Menschenrechtsorganisationen und die Ausländerbeauftragte des Bundes begrüßten gestern, daß die Innenminister ihre Entscheidung zur generellen Abschiebung nach Kroatien noch einmal korrigiert haben. „Als Erfolg, daß der damalige Beschluß von der Qualität einer Laienspielschar durch eine qualifizierte öffentliche Diskussion korrigiert worden ist“, wertete Herbert Leuninger von pro Asyl den IMK-Beschluß. „Ein Zeichen, daß man durch Druck etwas bewegen kann“, sieht amnesty international (ai). Doch nicht nur der innenpolitische Druck in Deutschland, vor allem der wirtschaftliche Druck Kroatiens dürfte die Innenminister etwas zur Besinnung gebracht haben. Man wolle, so heißt es denn auch in ihrer Erklärung, „dem kroatischen Staat einen angemessenen Zeitraum einräumen“, die Versorgung der Rückkehrer sicherzustellen. Die Kriterien für die Staffelung der Abschiebung, so kritisiert ai, richteten sich denn auch weniger nach der Gefährdungslage der Flüchtlinge als nach den technisch-organisatorischen Aufnahmeproblemen Kroatiens.

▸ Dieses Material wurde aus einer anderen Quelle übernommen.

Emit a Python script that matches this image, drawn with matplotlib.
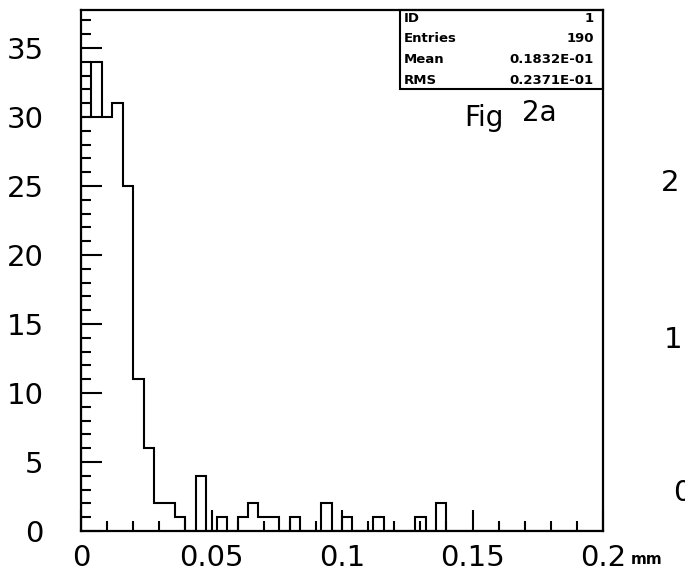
import numpy as np
import matplotlib.pyplot as plt
from matplotlib.ticker import FixedLocator, MultipleLocator
from matplotlib.patches import Rectangle

# residual distance histogram, 50 bins of 0.004 mm between 0 and 0.2 mm
x_lo, x_hi = 0.0, 0.2
counts = [30, 34, 30, 31, 25, 11, 6, 2, 2, 1,
          0, 4, 0, 1, 0, 1, 2, 1, 1, 0,
          1, 0, 0, 2, 0, 1, 0, 0, 1, 0,
          0, 0, 1, 0, 2, 0, 0, 0, 0, 0,
          0, 0, 0, 0, 0, 0, 0, 0, 0, 0]
hist_id = 1

xtick_vals = [0, 0.05, 0.1, 0.15, 0.2]
xtick_labels = ['0', '0.05', '0.1', '0.15', '0.2']
ytick_vals = [0, 5, 10, 15, 20, 25, 30, 35]
ytick_labels = ['0', '5', '10', '15', '20', '25', '30', '35']

counts = np.array(counts)
edges = np.linspace(x_lo, x_hi, len(counts) + 1)
centres = 0.5 * (edges[:-1] + edges[1:])
n_entries = int(counts.sum())
mean = (counts * centres).sum() / n_entries
rms = np.sqrt((counts * centres ** 2).sum() / n_entries - mean ** 2)


def paw_fmt(v):
    e = int(np.floor(np.log10(abs(v)))) + 1
    return f"{v / 10 ** e:.4f}E{e:+03d}"


W, H = 685, 574
fig = plt.figure(figsize=(W / 100, H / 100), dpi=100)
ax = fig.add_axes([81 / W, 43 / H, 522 / W, 521 / H])

ax.stairs(counts, edges, baseline=0, color='black', linewidth=1.5)
ax.set_xlim(x_lo, x_hi)
ax.set_ylim(0, 37.75)

for sp in ax.spines.values():
    sp.set_linewidth(1.6)

ax.xaxis.set_major_locator(FixedLocator(xtick_vals))
ax.xaxis.set_minor_locator(MultipleLocator(0.01))
ax.yaxis.set_major_locator(FixedLocator(ytick_vals))
ax.yaxis.set_minor_locator(MultipleLocator(1))
ax.set_xticklabels(xtick_labels)
ax.set_yticklabels(ytick_labels)

ax.tick_params(which='both', direction='in', top=False, right=False,
               width=1.5, color='black', labelsize=21)
ax.tick_params(which='major', length=15)
ax.tick_params(which='minor', length=7.5)
ax.tick_params(axis='x', pad=9)
ax.tick_params(axis='y', pad=27)

# statistics box in the upper right corner
bx0, by0 = (400 - 81) / 522, (531 - 89) / 521
ax.add_patch(Rectangle((bx0, by0), 1 - bx0, 1 - by0, transform=ax.transAxes,
                       fill=False, edgecolor='black', linewidth=1.5,
                       clip_on=False, zorder=5))
rows = [('ID', str(hist_id)), ('Entries', str(n_entries)),
        ('Mean', paw_fmt(mean)), ('RMS', paw_fmt(rms))]
for i, (name, val) in enumerate(rows):
    ty = (531 - (18.5 + 20.5 * i)) / 521
    ax.text((404 - 81) / 522, ty, name, transform=ax.transAxes,
            fontsize=9.5, weight='bold', ha='left', va='center')
    ax.text((594 - 81) / 522, ty, val, transform=ax.transAxes,
            fontsize=9.5, weight='bold', ha='right', va='center')

# handwritten label
fig.text(484 / W, 1 - 118 / H, 'Fig', fontsize=20,
         ha='center', va='center')
fig.text(539 / W, 1 - 113 / H, '2a', fontsize=20,
         ha='center', va='center')

# unit next to the last x label
fig.text(631 / W, 1 - 564 / H, 'mm', fontsize=11, weight='bold',
         ha='left', va='baseline')

# tick labels of the neighbouring panel at the page edge
for lab, px, py in [('2', 661, 183), ('1', 664, 340), ('0', 673, 493)]:
    fig.text(px / W, 1 - py / H, lab, fontsize=21, ha='left', va='center')

fig.savefig('out.png', dpi=100)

Künftig sollen Bürgerkriegsflüchtlinge wie Asylbewerber nach einem festgelegten Schlüssel auf die Bundesländer verteilt werden. Auf dieser Regelung haben vor allem Berlin, Baden-Württemberg und Bayern bestanden, wo die meisten Flüchtlinge aus Ex-Jugoslawien Zuflucht gesucht haben. Bis Mai sollen Vorschläge für das Verteilverfahren auf dem Tisch liegen. Bis dahin will man auch – analog zum Asylbewerberleistungsgsetz – drastische Sozialhilfekürzungen für Bürgerkriegsflüchtlinge prüfen.